MATERIAL FOR THIS EXERCISE
────────

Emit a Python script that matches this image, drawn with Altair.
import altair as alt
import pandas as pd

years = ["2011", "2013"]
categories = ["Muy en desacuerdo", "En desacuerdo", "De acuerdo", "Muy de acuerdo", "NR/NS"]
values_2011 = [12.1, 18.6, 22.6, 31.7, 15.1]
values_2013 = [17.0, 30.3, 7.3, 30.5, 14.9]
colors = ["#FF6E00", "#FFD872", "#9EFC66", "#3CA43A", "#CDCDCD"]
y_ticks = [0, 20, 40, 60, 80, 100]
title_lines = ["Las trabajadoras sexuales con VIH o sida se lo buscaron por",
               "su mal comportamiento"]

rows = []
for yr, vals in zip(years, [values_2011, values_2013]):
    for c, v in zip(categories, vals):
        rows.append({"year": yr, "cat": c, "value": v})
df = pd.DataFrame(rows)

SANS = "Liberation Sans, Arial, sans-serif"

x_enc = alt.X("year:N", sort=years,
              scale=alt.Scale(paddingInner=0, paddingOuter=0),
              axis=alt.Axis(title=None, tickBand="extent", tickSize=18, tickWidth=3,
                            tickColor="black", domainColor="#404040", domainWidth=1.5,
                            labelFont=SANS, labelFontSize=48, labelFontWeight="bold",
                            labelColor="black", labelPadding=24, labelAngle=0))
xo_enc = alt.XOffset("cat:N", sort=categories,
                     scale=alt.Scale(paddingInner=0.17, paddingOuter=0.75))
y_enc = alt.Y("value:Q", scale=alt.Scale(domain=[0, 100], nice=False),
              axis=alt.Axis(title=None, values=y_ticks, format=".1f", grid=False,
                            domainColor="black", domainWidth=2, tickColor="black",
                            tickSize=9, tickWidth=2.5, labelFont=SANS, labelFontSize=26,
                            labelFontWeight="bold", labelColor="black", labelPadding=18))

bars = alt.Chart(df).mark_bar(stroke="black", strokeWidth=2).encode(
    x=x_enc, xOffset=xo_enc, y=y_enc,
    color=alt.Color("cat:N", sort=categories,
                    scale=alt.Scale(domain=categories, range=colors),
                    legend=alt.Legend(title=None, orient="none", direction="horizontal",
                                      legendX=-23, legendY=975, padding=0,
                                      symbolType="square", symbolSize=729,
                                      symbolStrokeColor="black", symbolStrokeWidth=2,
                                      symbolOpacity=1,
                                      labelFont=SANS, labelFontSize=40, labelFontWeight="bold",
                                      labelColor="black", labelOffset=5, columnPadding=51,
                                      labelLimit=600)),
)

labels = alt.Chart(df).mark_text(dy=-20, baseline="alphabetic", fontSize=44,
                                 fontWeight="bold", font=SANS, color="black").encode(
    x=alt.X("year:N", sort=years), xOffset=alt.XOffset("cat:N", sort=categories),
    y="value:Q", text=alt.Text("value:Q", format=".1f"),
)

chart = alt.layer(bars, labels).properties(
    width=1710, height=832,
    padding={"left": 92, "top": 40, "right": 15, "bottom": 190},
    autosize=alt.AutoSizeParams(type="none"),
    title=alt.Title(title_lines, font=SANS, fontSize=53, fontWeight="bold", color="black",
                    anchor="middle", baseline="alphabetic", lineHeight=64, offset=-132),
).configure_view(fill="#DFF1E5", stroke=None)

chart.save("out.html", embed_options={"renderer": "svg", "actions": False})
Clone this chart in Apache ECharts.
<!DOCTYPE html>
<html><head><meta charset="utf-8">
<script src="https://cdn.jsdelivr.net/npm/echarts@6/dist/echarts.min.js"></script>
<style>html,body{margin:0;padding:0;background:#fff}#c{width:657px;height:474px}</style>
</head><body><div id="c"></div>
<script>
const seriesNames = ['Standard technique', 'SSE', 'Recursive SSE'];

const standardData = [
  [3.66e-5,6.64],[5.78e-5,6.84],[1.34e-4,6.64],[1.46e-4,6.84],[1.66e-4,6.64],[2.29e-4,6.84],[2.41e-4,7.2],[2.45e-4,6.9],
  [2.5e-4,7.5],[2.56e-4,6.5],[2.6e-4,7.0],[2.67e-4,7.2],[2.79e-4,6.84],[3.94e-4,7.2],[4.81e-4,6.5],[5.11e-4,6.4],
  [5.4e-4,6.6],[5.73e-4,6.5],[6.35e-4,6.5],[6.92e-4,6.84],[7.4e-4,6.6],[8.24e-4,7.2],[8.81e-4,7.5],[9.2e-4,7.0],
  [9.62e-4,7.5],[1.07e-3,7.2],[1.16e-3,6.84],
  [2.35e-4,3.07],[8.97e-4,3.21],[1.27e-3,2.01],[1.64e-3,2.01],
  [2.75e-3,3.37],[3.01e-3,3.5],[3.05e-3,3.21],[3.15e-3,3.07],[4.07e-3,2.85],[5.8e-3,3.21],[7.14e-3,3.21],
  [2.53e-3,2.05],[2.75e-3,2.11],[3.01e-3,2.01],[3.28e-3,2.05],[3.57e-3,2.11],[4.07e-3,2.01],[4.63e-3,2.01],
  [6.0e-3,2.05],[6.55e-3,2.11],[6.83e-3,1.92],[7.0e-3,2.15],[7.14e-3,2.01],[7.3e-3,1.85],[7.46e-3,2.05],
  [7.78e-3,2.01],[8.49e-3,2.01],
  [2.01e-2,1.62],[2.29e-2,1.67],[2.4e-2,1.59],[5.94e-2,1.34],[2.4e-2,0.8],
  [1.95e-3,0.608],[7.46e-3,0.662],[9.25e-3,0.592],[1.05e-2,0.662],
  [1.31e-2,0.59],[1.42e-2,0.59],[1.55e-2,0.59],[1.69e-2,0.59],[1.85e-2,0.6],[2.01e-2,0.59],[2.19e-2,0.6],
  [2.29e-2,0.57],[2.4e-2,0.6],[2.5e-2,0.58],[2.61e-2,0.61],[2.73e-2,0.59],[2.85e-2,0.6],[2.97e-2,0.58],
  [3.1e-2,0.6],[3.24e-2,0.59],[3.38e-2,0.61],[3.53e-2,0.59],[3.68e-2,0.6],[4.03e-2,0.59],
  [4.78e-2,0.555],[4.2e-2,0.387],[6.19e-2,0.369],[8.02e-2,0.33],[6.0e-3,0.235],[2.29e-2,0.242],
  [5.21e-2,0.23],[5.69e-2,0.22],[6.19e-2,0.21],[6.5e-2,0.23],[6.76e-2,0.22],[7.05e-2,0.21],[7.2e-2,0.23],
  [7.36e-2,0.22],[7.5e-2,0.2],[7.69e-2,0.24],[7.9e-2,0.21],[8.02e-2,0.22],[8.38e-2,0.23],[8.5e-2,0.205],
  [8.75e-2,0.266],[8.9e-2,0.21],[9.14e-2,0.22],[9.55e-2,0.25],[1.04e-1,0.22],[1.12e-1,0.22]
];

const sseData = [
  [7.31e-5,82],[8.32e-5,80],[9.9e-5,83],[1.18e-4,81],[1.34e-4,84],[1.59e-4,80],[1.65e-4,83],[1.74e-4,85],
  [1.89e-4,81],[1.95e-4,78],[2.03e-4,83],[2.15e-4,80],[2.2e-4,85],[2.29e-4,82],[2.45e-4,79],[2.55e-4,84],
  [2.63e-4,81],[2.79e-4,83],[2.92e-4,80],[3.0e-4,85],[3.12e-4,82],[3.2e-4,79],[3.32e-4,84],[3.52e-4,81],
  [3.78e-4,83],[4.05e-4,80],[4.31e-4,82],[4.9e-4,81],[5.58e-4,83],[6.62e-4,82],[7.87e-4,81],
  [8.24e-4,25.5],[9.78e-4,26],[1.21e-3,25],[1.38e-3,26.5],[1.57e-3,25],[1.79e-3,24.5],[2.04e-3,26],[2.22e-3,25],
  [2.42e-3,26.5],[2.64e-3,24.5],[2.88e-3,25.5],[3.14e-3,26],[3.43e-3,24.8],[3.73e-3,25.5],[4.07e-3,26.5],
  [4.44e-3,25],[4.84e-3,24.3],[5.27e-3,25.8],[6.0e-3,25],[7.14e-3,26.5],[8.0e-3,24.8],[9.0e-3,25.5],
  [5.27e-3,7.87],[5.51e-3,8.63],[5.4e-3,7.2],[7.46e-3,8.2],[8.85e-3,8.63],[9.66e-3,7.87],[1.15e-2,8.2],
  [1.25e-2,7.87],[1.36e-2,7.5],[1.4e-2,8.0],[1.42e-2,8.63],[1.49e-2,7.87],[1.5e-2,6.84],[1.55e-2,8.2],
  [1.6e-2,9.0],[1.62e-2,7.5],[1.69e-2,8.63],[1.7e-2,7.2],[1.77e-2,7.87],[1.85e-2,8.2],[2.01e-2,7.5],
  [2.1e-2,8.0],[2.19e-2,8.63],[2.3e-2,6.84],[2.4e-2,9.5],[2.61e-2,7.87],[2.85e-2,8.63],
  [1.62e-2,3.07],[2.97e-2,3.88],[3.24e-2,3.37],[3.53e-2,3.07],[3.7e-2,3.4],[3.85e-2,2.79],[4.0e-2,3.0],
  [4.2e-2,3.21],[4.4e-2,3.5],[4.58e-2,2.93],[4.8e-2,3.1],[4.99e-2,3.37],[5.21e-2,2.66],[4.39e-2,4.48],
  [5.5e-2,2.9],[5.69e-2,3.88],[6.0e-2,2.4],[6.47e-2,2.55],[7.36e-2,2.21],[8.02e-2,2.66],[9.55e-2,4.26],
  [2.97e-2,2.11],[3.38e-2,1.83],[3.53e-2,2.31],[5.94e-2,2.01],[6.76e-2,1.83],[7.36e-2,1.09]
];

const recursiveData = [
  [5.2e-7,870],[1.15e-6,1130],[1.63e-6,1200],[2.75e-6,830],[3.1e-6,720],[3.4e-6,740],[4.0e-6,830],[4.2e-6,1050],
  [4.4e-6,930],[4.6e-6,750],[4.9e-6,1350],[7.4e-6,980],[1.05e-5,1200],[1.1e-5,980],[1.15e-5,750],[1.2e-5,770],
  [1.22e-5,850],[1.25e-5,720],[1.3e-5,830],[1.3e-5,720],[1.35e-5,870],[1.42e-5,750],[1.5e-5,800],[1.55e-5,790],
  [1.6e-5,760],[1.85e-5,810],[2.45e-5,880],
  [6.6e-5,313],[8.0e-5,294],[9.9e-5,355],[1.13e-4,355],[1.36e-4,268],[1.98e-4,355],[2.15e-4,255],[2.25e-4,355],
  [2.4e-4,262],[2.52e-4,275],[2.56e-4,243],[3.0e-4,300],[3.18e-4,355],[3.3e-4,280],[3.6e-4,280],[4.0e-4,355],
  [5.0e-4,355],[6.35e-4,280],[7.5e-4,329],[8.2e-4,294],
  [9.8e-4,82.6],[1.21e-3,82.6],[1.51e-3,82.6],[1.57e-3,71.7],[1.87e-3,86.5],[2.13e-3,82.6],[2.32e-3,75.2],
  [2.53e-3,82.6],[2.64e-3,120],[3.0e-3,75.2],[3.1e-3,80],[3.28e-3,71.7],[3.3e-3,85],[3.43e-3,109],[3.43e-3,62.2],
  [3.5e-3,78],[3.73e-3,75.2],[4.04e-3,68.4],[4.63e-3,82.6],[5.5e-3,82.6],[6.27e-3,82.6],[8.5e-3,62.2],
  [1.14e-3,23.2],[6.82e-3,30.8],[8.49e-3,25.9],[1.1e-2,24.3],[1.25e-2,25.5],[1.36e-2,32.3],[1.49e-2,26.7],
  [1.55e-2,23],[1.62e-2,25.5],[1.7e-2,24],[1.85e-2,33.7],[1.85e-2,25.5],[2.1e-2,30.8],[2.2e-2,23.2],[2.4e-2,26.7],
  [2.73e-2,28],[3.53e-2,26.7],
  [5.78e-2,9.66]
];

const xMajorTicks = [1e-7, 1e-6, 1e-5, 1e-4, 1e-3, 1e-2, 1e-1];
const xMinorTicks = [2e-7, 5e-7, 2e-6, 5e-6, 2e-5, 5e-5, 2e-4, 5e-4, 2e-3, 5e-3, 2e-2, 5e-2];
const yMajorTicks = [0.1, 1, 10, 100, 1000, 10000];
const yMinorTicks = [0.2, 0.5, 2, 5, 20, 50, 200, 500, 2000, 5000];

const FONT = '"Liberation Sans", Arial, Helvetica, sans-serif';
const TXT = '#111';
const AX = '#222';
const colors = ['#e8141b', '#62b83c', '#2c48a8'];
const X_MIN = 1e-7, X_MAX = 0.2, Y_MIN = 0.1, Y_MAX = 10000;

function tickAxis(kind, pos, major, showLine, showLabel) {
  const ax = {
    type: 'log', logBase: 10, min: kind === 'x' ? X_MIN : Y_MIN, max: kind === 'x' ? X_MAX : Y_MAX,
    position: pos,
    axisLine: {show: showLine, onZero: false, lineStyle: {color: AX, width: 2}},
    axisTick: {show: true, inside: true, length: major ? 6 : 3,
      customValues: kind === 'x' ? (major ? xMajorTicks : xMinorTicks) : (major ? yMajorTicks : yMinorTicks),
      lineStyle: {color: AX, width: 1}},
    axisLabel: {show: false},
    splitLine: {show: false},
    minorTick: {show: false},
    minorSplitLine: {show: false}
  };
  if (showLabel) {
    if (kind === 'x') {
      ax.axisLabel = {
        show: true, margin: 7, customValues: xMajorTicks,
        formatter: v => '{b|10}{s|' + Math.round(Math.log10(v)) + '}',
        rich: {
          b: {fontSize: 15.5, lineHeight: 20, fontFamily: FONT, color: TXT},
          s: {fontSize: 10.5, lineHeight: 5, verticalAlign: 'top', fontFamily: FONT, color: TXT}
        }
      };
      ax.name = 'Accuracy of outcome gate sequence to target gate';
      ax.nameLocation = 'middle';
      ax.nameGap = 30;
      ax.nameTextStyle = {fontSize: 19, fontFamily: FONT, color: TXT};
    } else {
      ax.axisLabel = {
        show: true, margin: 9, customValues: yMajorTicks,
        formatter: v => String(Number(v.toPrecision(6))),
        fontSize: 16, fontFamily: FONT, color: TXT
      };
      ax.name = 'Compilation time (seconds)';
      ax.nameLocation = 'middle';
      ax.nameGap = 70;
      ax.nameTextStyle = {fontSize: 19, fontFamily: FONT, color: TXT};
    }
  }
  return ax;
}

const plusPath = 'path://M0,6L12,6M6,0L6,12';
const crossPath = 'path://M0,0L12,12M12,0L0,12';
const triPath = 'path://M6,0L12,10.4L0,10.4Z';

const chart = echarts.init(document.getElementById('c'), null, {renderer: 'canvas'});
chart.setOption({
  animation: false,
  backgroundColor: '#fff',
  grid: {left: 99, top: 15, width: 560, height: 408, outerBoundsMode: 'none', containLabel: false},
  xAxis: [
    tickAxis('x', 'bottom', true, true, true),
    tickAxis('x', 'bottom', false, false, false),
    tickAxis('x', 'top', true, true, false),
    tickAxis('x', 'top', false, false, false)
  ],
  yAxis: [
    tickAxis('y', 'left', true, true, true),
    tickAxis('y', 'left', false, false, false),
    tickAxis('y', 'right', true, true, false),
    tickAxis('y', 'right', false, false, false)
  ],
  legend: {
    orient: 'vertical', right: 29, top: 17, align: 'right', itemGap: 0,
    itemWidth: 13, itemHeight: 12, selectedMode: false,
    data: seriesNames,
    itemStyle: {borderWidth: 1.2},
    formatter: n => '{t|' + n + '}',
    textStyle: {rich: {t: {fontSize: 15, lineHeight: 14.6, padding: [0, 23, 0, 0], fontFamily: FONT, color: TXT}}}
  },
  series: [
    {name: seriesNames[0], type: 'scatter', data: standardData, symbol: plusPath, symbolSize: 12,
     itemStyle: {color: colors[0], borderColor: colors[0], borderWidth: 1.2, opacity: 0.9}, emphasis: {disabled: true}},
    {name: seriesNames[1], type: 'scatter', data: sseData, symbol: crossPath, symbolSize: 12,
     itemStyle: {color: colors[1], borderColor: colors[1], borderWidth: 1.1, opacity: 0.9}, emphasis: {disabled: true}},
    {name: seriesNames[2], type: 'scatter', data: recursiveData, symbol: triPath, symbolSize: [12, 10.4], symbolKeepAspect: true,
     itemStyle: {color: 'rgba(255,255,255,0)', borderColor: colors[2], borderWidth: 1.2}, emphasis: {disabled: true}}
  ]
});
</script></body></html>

────────

AIM OF THE TASK
Of the lines above, retype only those from the line containing "Clone this chart in Apache ECharts." through the line containing "const seriesNames = ['Standard", including both, exactly.

EXERCISE RESPONSE
Clone this chart in Apache ECharts.
<!DOCTYPE html>
<html><head><meta charset="utf-8">
<script src="https://cdn.jsdelivr.net/npm/echarts@6/dist/echarts.min.js"></script>
<style>html,body{margin:0;padding:0;background:#fff}#c{width:657px;height:474px}</style>
</head><body><div id="c"></div>
<script>
const seriesNames = ['Standard technique', 'SSE', 'Recursive SSE'];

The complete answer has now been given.